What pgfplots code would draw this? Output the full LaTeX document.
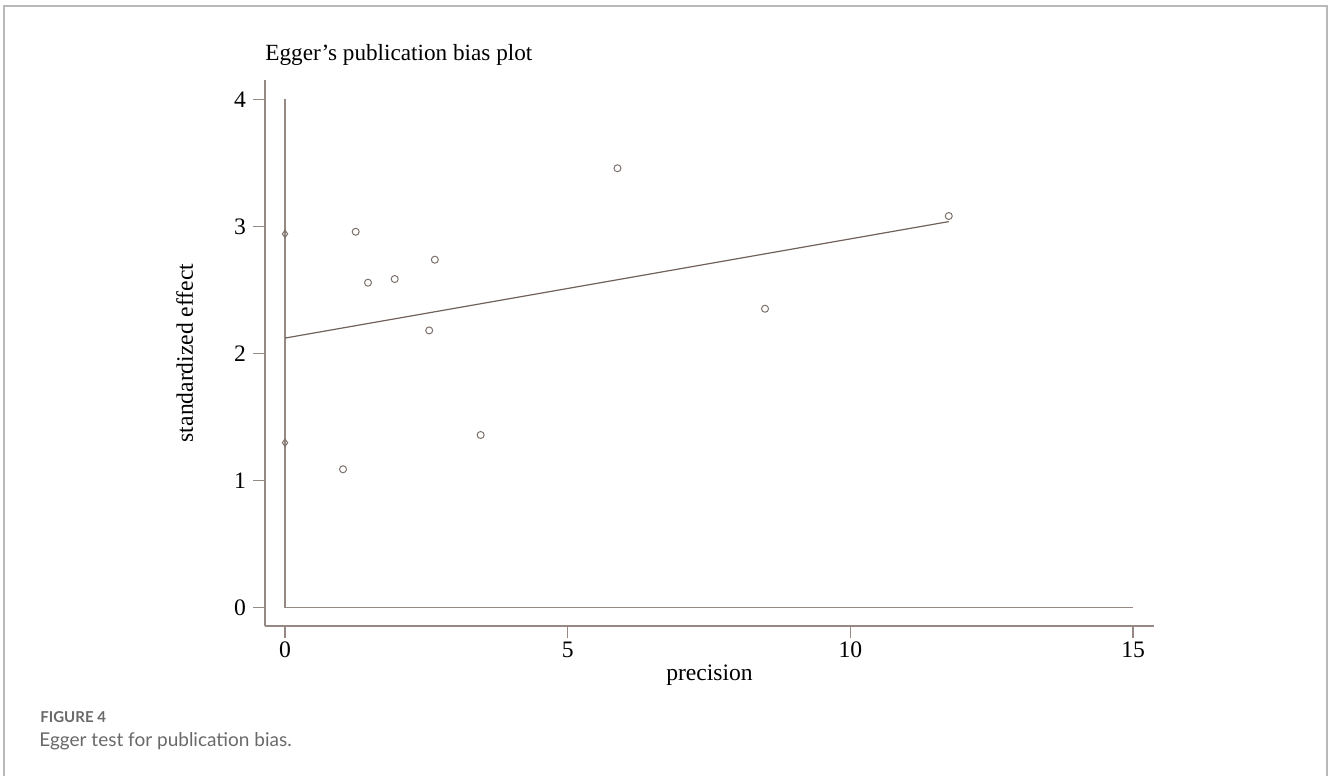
\documentclass[border=0pt]{standalone}
\usepackage{fontspec}
\setmainfont{Liberation Serif}
\newfontfamily\capfont{Lato}
\usepackage{pgfplots}
\pgfplotsset{compat=1.18}
\definecolor{axc}{RGB}{150,136,130}
\definecolor{linec}{RGB}{112,98,90}
\definecolor{mkc}{RGB}{125,112,106}
\definecolor{framec}{RGB}{185,185,185}
\definecolor{capc}{RGB}{105,105,105}
\begin{document}
\begin{tikzpicture}[x=1pt,y=1pt]
\useasboundingbox (0,0) rectangle (664,388);
\draw[framec, line width=0.9pt] (2,-5) -- (2,385) -- (663.5,385) -- (663.5,-5);
\begin{axis}[
  at={(132.5pt,75pt)}, anchor=south west,
  scale only axis, width=444.5pt, height=273pt,
  xmin=-0.354, xmax=15.37, ymin=-0.147, ymax=4.152,
  axis lines=left, axis line style={-, axc, line width=0.6pt},
  xtick={0,5,10,15}, ytick={0,1,2,3,4},
  tick align=outside, major tick length=6pt,
  tick style={axc, line width=0.6pt},
  font=\fontsize{11.8}{13}\selectfont,
  /pgf/number format/assume math mode=true,
  xticklabel style={yshift=1.5pt},
  xlabel={precision}, ylabel={standardized effect},
  xlabel style={at={(axis description cs:0.5,0)}, anchor=base, yshift=-27.5pt},
  ylabel style={at={(axis description cs:-0.081,0.5)}, anchor=base},
  clip=false,
]
\addplot[axc, line width=0.6pt] coordinates {(0,4) (0,0) (15,0)};
\addplot[linec, line width=0.6pt] coordinates {(0,2.12) (11.74,3.037)};
\addplot[only marks, mark=o, mark size=1.75pt, mkc, mark options={line width=0.5pt}] coordinates {
(1.026,1.087) (1.25,2.957) (1.468,2.556) (1.94,2.585) (2.55,2.18)
(2.65,2.737) (3.46,1.357) (5.88,3.457) (8.49,2.351) (11.74,3.081)};
\addplot[only marks, mark=diamond, mark size=1.8pt, mkc, mark options={line width=0.5pt, fill=white}] coordinates {
(0,2.94) (0,1.296)};
\end{axis}
\node[anchor=base west, font=\fontsize{11.6}{13}\selectfont, inner sep=0pt] at (132.5,357.5) {Egger’s publication bias plot};
\node[anchor=base west, font=\capfont\bfseries\fontsize{7.5}{9}\selectfont, text=capc, inner sep=0pt] at (20,26.75) {FIGURE 4};
\node[anchor=base west, font=\capfont\fontsize{9.5}{11}\selectfont, text=capc, inner sep=0pt] at (19.5,14.65) {Egger test for publication bias.};
\end{tikzpicture}
\end{document}
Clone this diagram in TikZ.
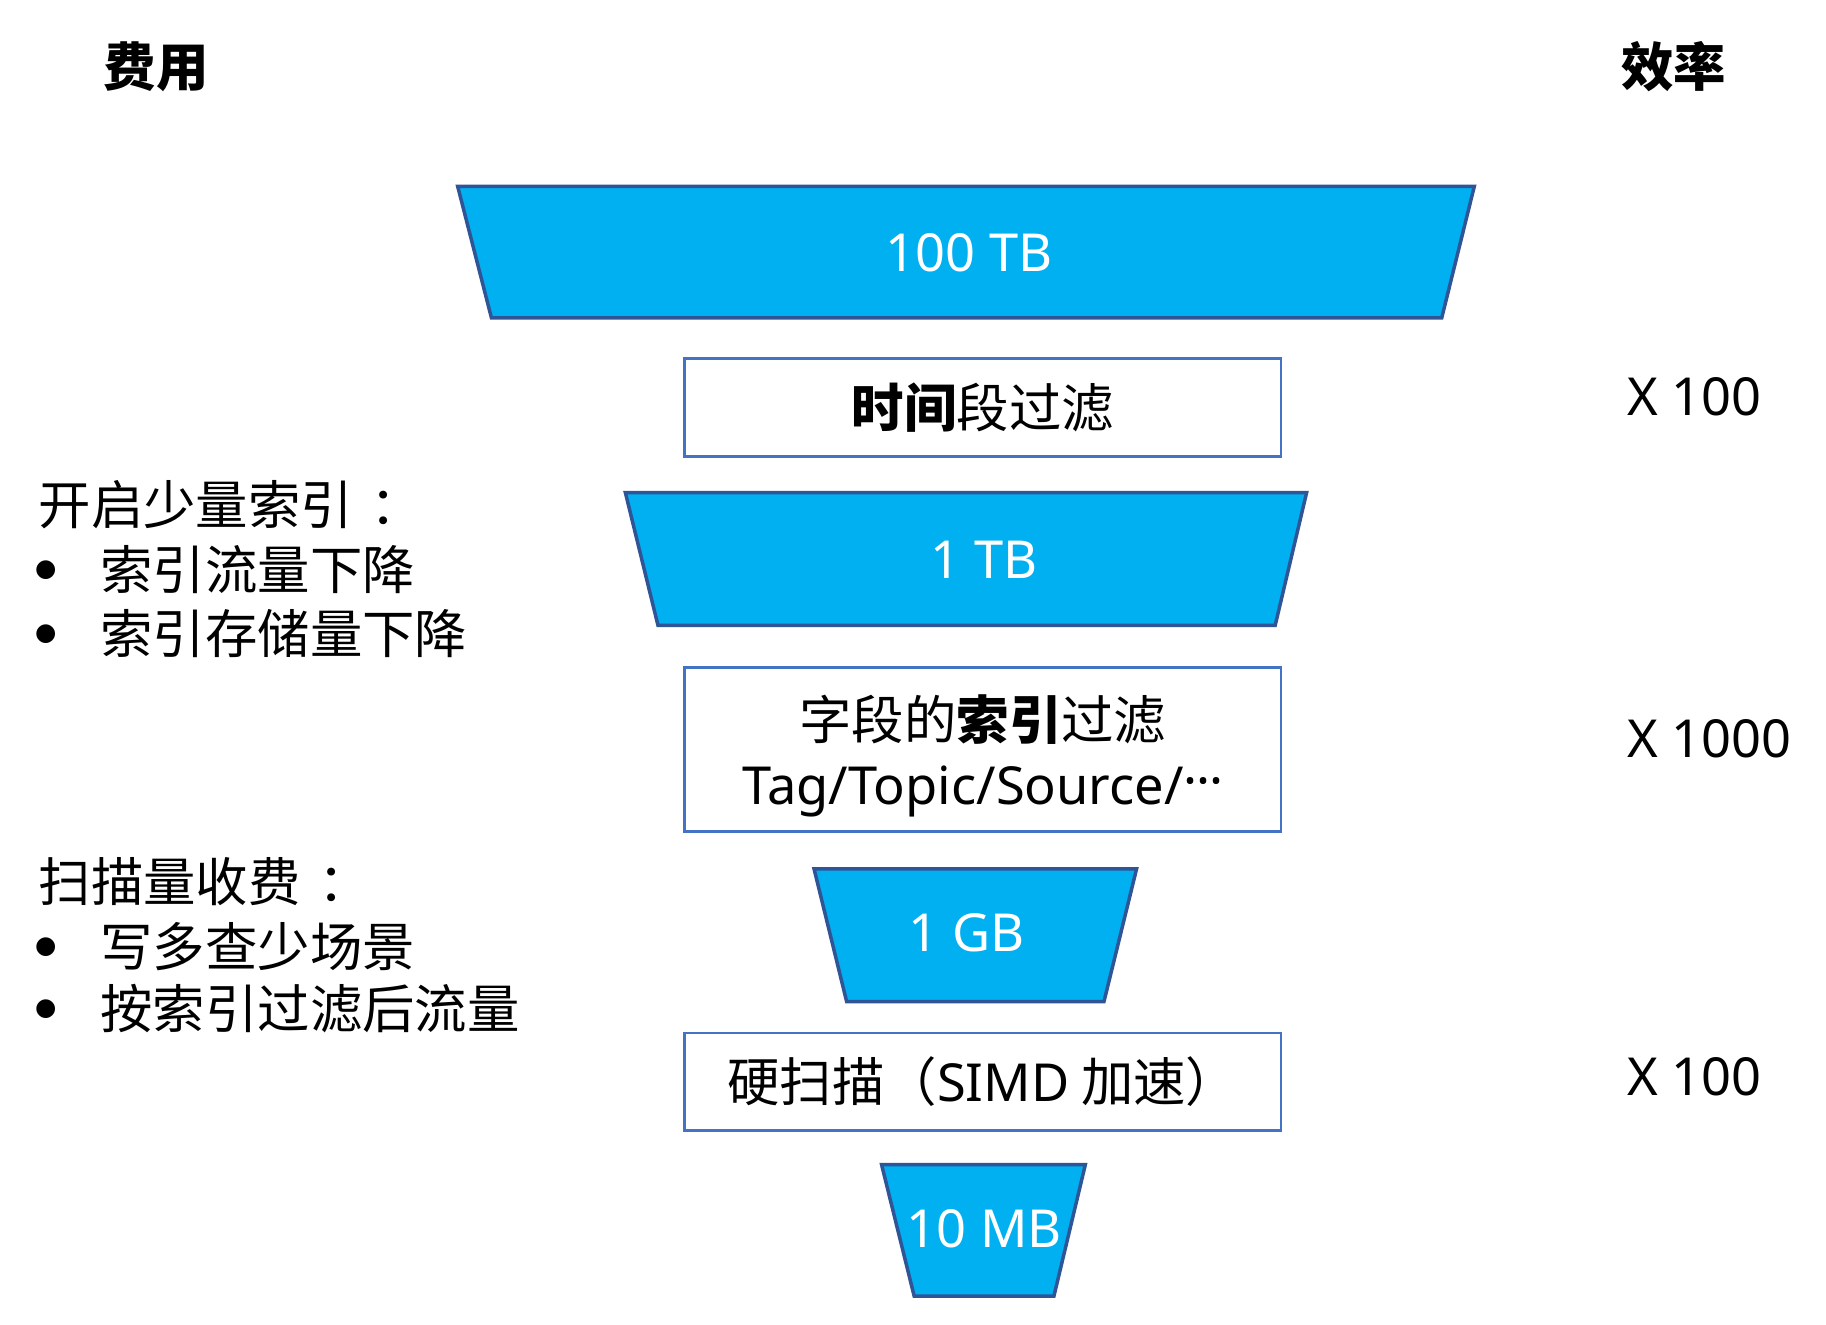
\documentclass[tikz,border=0pt]{standalone}
\usepackage{fontspec}
\setmainfont{Noto Sans CJK SC}
\newfontfamily\latin{Noto Sans}
\newfontfamily\symbolfont{DejaVu Sans}
\usepackage{xcolor}
\usepackage{tikz}

\definecolor{funnelblue}{HTML}{00B0F0}
\definecolor{funneledge}{HTML}{2F5597}
\definecolor{boxedge}{HTML}{4472C4}
\newcommand{\bulletitem}{\makebox[53pt][l]{\hspace{-3pt}\raisebox{11pt}{\symbolfont\fontsize{21}{21}\selectfont ●}}}
\newcommand{\colonmark}{\hspace{15pt}：}
\newcommand{\middots}{\raisebox{5pt}{\latin ·\kern-1pt·\kern-1pt·}}

\begin{document}
\begin{tikzpicture}[x=1pt, y=-1pt,
            funnel/.style = {fill=funnelblue, draw=funneledge, line width=3pt},
            filterbox/.style = {draw=boxedge, line width=2.5pt,
                        minimum width=512pt, inner sep=0pt},
            amount/.style = {text=white, inner sep=0pt,
                        font=\latin\fontsize{45}{54}\selectfont},
            note/.style = {anchor=base west, inner sep=0pt,
                        font=\fontsize{45}{54}\selectfont},
            gain/.style = {anchor=west, inner sep=0pt,
                        font=\latin\fontsize{45}{54}\selectfont}]
            \useasboundingbox (0,0) rectangle (1568,1137);
            % Headings
            \node[font=\fontsize{45}{54}\selectfont\bfseries] (cost) at (134,57) {费用};
            \node[font=\fontsize{45}{54}\selectfont\bfseries] (efficiency) at (1437,57) {效率};
            % Funnel layers
            \draw[funnel] (393,160) -- (1266,160) -- (1238,273) -- (422,273) -- cycle;
            \node[amount] (tb100) at (832,217) {100 TB};
            \draw[funnel] (537,423) -- (1122,423) -- (1095,537) -- (565,537) -- cycle;
            \node[amount] (tb1) at (845,481) {1 TB};
            \draw[funnel] (699,746) -- (976,746) -- (948,860) -- (727,860) -- cycle;
            \node[amount] (gb1) at (830,801) {1 GB};
            \draw[funnel] (757,1000) -- (932,1000) -- (905,1113) -- (785,1113) -- cycle;
            \node[amount] (mb10) at (845,1055) {10 MB};
            % Filter steps
            \node[filterbox, minimum height=84pt, font=\fontsize{45}{54}\selectfont]
                (timefilter) at (844,350) {{\bfseries 时间}段过滤};
            \node[filterbox, minimum height=141pt, align=center,
                font=\fontsize{45}{56}\selectfont]
                (indexfilter) at (844,643.5) {\rule{0pt}{50pt}字段的{\bfseries 索引}过滤\\
                {\latin Tag/Topic/Source/}\middots};
            \node[filterbox, minimum height=84pt, font=\fontsize{45}{54}\selectfont]
                (hardscan) at (844,929) {硬扫描（{\latin SIMD} 加速）};
            % Cost notes
            \node[note] (indexnote) at (33,450) {开启少量索引\colonmark};
            \node[note] (indexnotea) at (33,506) {\bulletitem 索引流量下降};
            \node[note] (indexnoteb) at (33,561) {\bulletitem 索引存储量下降};
            \node[note] (scannote) at (33,774) {扫描量收费\colonmark};
            \node[note] (scannotea) at (33,830) {\bulletitem 写多查少场景};
            \node[note] (scannoteb) at (33,883) {\bulletitem 按索引过滤后流量};
            % Efficiency gains
            \node[gain] (gaintime) at (1397,341) {X 100};
            \node[gain] (gainindex) at (1397,634) {X 1000};
            \node[gain] (gainscan) at (1397,925) {X 100};
        \end{tikzpicture}
\end{document}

————

What you are asked to do: Copy out every line of the material above exactly, skipping the pictures.

Written response:
What pgfplots code would draw this? Output the full LaTeX document.
\documentclass[border=0pt]{standalone}
\usepackage{fontspec}
\setmainfont{Liberation Serif}
\newfontfamily\capfont{Lato}
\usepackage{pgfplots}
\pgfplotsset{compat=1.18}
\definecolor{axc}{RGB}{150,136,130}
\definecolor{linec}{RGB}{112,98,90}
\definecolor{mkc}{RGB}{125,112,106}
\definecolor{framec}{RGB}{185,185,185}
\definecolor{capc}{RGB}{105,105,105}
\begin{document}
\begin{tikzpicture}[x=1pt,y=1pt]
\useasboundingbox (0,0) rectangle (664,388);
\draw[framec, line width=0.9pt] (2,-5) -- (2,385) -- (663.5,385) -- (663.5,-5);
\begin{axis}[
  at={(132.5pt,75pt)}, anchor=south west,
  scale only axis, width=444.5pt, height=273pt,
  xmin=-0.354, xmax=15.37, ymin=-0.147, ymax=4.152,
  axis lines=left, axis line style={-, axc, line width=0.6pt},
  xtick={0,5,10,15}, ytick={0,1,2,3,4},
  tick align=outside, major tick length=6pt,
  tick style={axc, line width=0.6pt},
  font=\fontsize{11.8}{13}\selectfont,
  /pgf/number format/assume math mode=true,
  xticklabel style={yshift=1.5pt},
  xlabel={precision}, ylabel={standardized effect},
  xlabel style={at={(axis description cs:0.5,0)}, anchor=base, yshift=-27.5pt},
  ylabel style={at={(axis description cs:-0.081,0.5)}, anchor=base},
  clip=false,
]
\addplot[axc, line width=0.6pt] coordinates {(0,4) (0,0) (15,0)};
\addplot[linec, line width=0.6pt] coordinates {(0,2.12) (11.74,3.037)};
\addplot[only marks, mark=o, mark size=1.75pt, mkc, mark options={line width=0.5pt}] coordinates {
(1.026,1.087) (1.25,2.957) (1.468,2.556) (1.94,2.585) (2.55,2.18)
(2.65,2.737) (3.46,1.357) (5.88,3.457) (8.49,2.351) (11.74,3.081)};
\addplot[only marks, mark=diamond, mark size=1.8pt, mkc, mark options={line width=0.5pt, fill=white}] coordinates {
(0,2.94) (0,1.296)};
\end{axis}
\node[anchor=base west, font=\fontsize{11.6}{13}\selectfont, inner sep=0pt] at (132.5,357.5) {Egger’s publication bias plot};
\node[anchor=base west, font=\capfont\bfseries\fontsize{7.5}{9}\selectfont, text=capc, inner sep=0pt] at (20,26.75) {FIGURE 4};
\node[anchor=base west, font=\capfont\fontsize{9.5}{11}\selectfont, text=capc, inner sep=0pt] at (19.5,14.65) {Egger test for publication bias.};
\end{tikzpicture}
\end{document}
Clone this diagram in TikZ.
\documentclass[tikz,border=0pt]{standalone}
\usepackage{fontspec}
\setmainfont{Noto Sans CJK SC}
\newfontfamily\latin{Noto Sans}
\newfontfamily\symbolfont{DejaVu Sans}
\usepackage{xcolor}
\usepackage{tikz}

\definecolor{funnelblue}{HTML}{00B0F0}
\definecolor{funneledge}{HTML}{2F5597}
\definecolor{boxedge}{HTML}{4472C4}
\newcommand{\bulletitem}{\makebox[53pt][l]{\hspace{-3pt}\raisebox{11pt}{\symbolfont\fontsize{21}{21}\selectfont ●}}}
\newcommand{\colonmark}{\hspace{15pt}：}
\newcommand{\middots}{\raisebox{5pt}{\latin ·\kern-1pt·\kern-1pt·}}

\begin{document}
\begin{tikzpicture}[x=1pt, y=-1pt,
            funnel/.style = {fill=funnelblue, draw=funneledge, line width=3pt},
            filterbox/.style = {draw=boxedge, line width=2.5pt,
                        minimum width=512pt, inner sep=0pt},
            amount/.style = {text=white, inner sep=0pt,
                        font=\latin\fontsize{45}{54}\selectfont},
            note/.style = {anchor=base west, inner sep=0pt,
                        font=\fontsize{45}{54}\selectfont},
            gain/.style = {anchor=west, inner sep=0pt,
                        font=\latin\fontsize{45}{54}\selectfont}]
            \useasboundingbox (0,0) rectangle (1568,1137);
            % Headings
            \node[font=\fontsize{45}{54}\selectfont\bfseries] (cost) at (134,57) {费用};
            \node[font=\fontsize{45}{54}\selectfont\bfseries] (efficiency) at (1437,57) {效率};
            % Funnel layers
            \draw[funnel] (393,160) -- (1266,160) -- (1238,273) -- (422,273) -- cycle;
            \node[amount] (tb100) at (832,217) {100 TB};
            \draw[funnel] (537,423) -- (1122,423) -- (1095,537) -- (565,537) -- cycle;
            \node[amount] (tb1) at (845,481) {1 TB};
            \draw[funnel] (699,746) -- (976,746) -- (948,860) -- (727,860) -- cycle;
            \node[amount] (gb1) at (830,801) {1 GB};
            \draw[funnel] (757,1000) -- (932,1000) -- (905,1113) -- (785,1113) -- cycle;
            \node[amount] (mb10) at (845,1055) {10 MB};
            % Filter steps
            \node[filterbox, minimum height=84pt, font=\fontsize{45}{54}\selectfont]
                (timefilter) at (844,350) {{\bfseries 时间}段过滤};
            \node[filterbox, minimum height=141pt, align=center,
                font=\fontsize{45}{56}\selectfont]
                (indexfilter) at (844,643.5) {\rule{0pt}{50pt}字段的{\bfseries 索引}过滤\\
                {\latin Tag/Topic/Source/}\middots};
            \node[filterbox, minimum height=84pt, font=\fontsize{45}{54}\selectfont]
                (hardscan) at (844,929) {硬扫描（{\latin SIMD} 加速）};
            % Cost notes
            \node[note] (indexnote) at (33,450) {开启少量索引\colonmark};
            \node[note] (indexnotea) at (33,506) {\bulletitem 索引流量下降};
            \node[note] (indexnoteb) at (33,561) {\bulletitem 索引存储量下降};
            \node[note] (scannote) at (33,774) {扫描量收费\colonmark};
            \node[note] (scannotea) at (33,830) {\bulletitem 写多查少场景};
            \node[note] (scannoteb) at (33,883) {\bulletitem 按索引过滤后流量};
            % Efficiency gains
            \node[gain] (gaintime) at (1397,341) {X 100};
            \node[gain] (gainindex) at (1397,634) {X 1000};
            \node[gain] (gainscan) at (1397,925) {X 100};
        \end{tikzpicture}
\end{document}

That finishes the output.